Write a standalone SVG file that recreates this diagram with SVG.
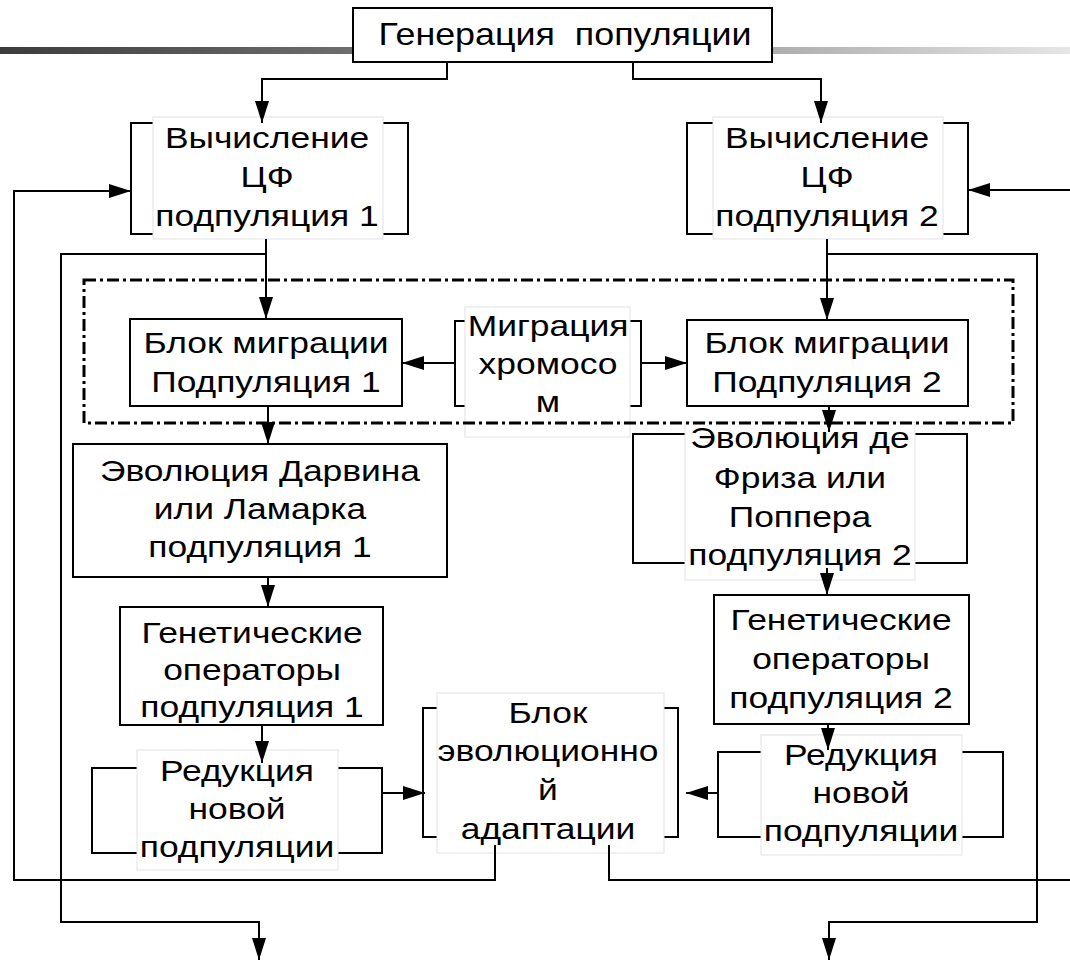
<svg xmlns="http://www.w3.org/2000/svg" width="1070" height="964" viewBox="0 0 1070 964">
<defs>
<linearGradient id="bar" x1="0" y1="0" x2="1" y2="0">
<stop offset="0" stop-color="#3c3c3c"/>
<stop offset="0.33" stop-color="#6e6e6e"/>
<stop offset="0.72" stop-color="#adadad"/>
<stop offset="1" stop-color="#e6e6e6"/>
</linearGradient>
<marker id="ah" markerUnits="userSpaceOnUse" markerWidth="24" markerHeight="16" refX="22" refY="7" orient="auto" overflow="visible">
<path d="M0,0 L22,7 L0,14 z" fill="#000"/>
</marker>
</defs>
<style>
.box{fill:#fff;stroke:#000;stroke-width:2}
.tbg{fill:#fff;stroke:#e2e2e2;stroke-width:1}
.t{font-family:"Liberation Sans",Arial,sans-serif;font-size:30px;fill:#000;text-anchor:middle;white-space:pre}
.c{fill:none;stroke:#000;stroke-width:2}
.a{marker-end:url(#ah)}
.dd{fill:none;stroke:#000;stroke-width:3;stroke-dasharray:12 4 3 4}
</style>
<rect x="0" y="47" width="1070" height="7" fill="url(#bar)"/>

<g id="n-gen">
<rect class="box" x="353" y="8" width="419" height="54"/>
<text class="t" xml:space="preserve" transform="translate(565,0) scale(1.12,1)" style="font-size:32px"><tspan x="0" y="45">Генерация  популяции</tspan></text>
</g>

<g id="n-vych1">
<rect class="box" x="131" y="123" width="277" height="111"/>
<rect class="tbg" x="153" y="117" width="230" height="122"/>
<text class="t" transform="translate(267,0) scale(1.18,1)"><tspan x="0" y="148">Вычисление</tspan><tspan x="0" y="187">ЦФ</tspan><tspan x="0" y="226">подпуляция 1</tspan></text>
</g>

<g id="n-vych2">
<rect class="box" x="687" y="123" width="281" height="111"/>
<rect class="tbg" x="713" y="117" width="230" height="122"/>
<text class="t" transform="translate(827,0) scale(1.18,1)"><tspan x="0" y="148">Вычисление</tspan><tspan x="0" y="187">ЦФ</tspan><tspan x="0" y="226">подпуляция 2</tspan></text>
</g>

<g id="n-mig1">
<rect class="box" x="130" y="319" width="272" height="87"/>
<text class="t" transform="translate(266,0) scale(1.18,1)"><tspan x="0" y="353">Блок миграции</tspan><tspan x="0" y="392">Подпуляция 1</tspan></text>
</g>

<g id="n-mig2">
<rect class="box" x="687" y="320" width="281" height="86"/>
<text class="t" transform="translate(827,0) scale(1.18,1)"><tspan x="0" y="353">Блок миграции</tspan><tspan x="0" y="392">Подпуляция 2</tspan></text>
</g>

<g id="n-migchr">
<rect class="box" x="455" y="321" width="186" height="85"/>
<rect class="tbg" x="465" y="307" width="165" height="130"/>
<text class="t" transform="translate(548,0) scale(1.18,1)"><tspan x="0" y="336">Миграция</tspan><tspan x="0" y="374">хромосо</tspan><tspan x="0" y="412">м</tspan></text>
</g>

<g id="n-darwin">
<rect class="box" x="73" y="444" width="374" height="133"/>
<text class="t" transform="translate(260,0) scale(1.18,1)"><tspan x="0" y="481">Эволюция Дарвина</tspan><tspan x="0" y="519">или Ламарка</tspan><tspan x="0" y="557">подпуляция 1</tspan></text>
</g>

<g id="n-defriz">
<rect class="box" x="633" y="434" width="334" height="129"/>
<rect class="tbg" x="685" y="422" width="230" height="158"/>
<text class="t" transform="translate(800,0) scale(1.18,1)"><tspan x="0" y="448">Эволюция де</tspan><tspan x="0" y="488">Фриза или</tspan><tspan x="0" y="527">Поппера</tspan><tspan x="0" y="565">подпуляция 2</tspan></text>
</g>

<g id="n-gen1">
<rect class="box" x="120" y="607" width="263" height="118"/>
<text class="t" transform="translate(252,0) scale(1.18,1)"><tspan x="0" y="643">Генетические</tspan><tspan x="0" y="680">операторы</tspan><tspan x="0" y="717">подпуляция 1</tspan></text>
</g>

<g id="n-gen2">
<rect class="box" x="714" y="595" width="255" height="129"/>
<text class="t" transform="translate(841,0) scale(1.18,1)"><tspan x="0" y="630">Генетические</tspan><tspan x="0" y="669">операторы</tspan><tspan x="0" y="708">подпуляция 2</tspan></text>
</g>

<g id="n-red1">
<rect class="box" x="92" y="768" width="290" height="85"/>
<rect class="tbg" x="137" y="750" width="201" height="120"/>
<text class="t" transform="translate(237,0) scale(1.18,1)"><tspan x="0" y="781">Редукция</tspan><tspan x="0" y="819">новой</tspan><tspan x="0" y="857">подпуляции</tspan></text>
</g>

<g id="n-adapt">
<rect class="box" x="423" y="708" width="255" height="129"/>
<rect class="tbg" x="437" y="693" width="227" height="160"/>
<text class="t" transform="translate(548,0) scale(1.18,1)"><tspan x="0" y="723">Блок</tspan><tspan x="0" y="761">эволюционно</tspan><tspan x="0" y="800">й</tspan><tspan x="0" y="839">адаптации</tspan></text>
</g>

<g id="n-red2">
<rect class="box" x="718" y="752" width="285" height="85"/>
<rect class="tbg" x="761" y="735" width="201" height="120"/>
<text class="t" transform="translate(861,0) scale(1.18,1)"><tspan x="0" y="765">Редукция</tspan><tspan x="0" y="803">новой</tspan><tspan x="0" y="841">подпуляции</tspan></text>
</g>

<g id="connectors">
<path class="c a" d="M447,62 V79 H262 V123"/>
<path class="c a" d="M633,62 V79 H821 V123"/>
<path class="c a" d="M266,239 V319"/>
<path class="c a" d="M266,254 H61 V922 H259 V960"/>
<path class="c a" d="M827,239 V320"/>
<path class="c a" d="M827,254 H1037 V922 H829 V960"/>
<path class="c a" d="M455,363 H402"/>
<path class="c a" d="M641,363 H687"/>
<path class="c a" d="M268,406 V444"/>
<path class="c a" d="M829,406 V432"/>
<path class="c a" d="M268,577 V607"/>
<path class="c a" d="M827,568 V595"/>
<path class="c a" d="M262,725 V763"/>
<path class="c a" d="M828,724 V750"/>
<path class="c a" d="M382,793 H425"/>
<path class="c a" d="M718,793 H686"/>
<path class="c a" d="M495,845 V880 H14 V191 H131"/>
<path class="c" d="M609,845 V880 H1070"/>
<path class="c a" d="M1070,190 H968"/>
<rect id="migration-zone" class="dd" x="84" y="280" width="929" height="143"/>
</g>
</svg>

...

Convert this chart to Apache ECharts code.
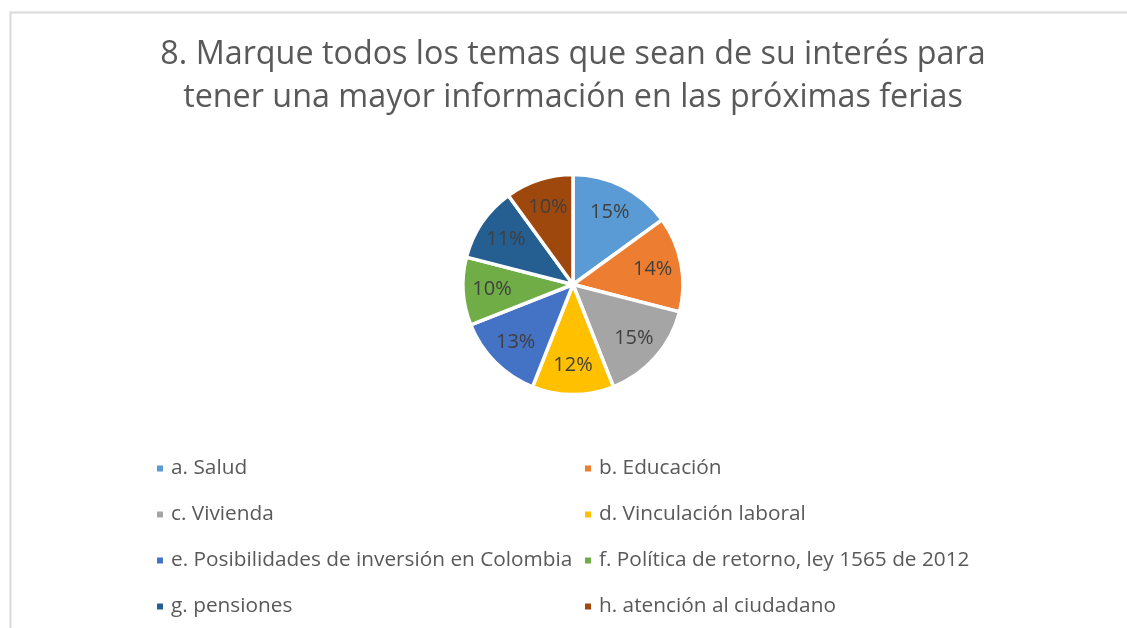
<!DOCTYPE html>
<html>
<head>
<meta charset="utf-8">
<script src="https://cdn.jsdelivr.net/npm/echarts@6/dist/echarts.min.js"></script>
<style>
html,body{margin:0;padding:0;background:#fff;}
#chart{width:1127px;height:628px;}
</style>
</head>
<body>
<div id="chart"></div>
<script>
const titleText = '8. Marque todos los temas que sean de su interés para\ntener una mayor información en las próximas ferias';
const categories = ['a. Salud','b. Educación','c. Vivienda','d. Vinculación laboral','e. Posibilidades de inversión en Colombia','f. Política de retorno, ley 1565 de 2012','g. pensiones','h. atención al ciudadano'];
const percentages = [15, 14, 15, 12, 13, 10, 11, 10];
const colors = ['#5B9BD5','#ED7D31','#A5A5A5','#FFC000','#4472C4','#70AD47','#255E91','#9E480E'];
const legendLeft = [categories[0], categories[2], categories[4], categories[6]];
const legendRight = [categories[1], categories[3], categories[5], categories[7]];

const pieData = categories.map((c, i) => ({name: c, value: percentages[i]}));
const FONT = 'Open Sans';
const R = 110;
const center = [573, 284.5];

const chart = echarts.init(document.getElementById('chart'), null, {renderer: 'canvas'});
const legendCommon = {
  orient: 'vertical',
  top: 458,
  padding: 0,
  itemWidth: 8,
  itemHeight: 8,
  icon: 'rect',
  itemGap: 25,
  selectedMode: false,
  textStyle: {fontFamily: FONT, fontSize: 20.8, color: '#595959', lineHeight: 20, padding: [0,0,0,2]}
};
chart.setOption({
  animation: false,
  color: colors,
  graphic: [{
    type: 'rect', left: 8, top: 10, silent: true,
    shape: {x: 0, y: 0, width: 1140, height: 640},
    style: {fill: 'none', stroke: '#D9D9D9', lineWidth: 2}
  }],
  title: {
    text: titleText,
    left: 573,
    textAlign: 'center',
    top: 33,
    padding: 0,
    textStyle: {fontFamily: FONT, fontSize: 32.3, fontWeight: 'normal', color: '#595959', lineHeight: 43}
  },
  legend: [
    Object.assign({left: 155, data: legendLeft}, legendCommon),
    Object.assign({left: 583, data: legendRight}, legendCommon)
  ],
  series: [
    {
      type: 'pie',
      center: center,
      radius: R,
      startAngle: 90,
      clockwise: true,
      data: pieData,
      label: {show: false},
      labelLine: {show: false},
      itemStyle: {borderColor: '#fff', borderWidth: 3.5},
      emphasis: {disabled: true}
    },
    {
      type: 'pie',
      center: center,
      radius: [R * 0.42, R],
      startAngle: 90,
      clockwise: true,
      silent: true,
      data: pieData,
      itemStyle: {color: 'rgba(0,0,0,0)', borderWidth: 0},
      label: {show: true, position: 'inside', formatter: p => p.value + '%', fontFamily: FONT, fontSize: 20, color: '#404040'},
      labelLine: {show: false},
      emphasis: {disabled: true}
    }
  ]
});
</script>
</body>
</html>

AIM OF THE EXERCISE: Select and copy each line from the data that includes the word "this".

PROBLEM SOLUTION:
Write a standalone SVG file that recreates this diagram with SVG.
Convert this chart to Apache ECharts code.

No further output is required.